GBP/AUD had been in a tumbling mode this week, falling below the psychological 1.8000 zone for the first time since February. However, the slide was stopped near 1.7855 yesterday, and today, the rate rebounded somewhat. Although it could continue recovering for a while more, the price structure still suggests a short-term downtrend below the downside resistance line drawn from the peak of May 6th. Thus, we will stick to our guns that the outlook of this pair is negative.
As we already noted, the recovery may continue for a while more, perhaps for the rate to challenge the psychological zone of 1.8000 as a resistance this time. But if the bears decide to jump in from near that zone, then we may see another slide and another test near the 1.7855 hurdle. If that level fails to halt the slide, its break would confirm a forthcoming lower low and may set the stage for extensions towards the 1.7640 area, marked by the low of January 15th.
Taking a look at our short-term oscillators, we see that the RSI rebounded from slightly below 30, crossed above that level and now points up. The MACD, although below both its zero and trigger lines, shows signs that it could start bottoming as well.
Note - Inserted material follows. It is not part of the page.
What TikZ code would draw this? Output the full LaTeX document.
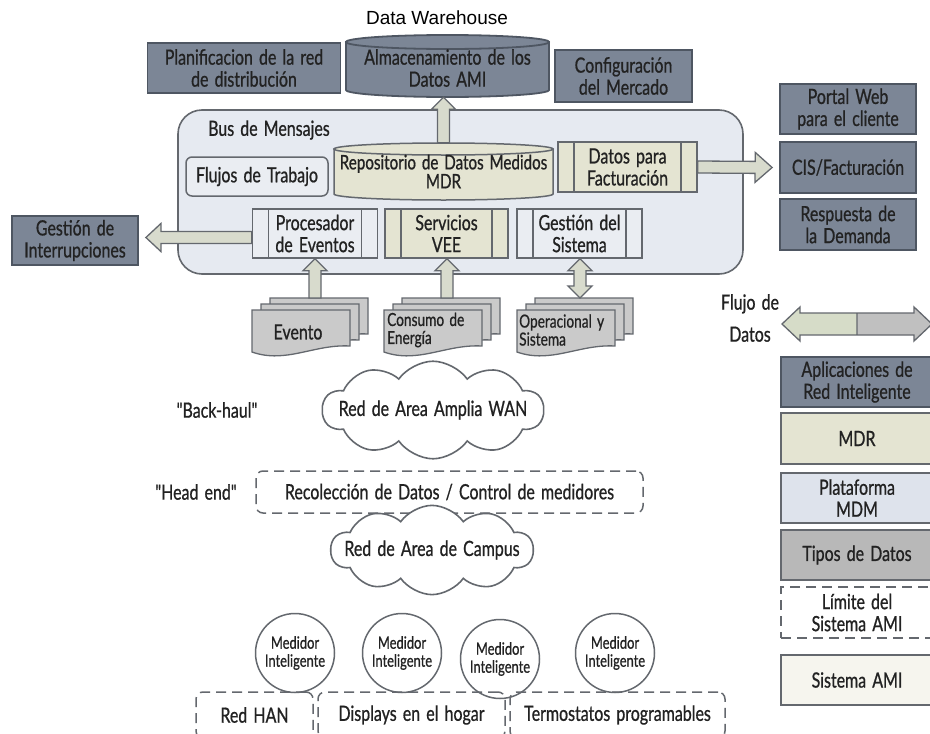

These indicators are in support of our view for some further recovery, at least towards 1.8000, before and if the bears decide to take charge again.
In order to start examining the case of a larger upside correction though, we would like to see a clear break above 1.8040. Such a move could encourage the bulls to put Monday’s peak, at around 1.8170, on their radars, the break of which may extend the advance towards the downside resistance line drawn from the peak of May 6th, or the 1.8235 level, defined by the high of June 26th.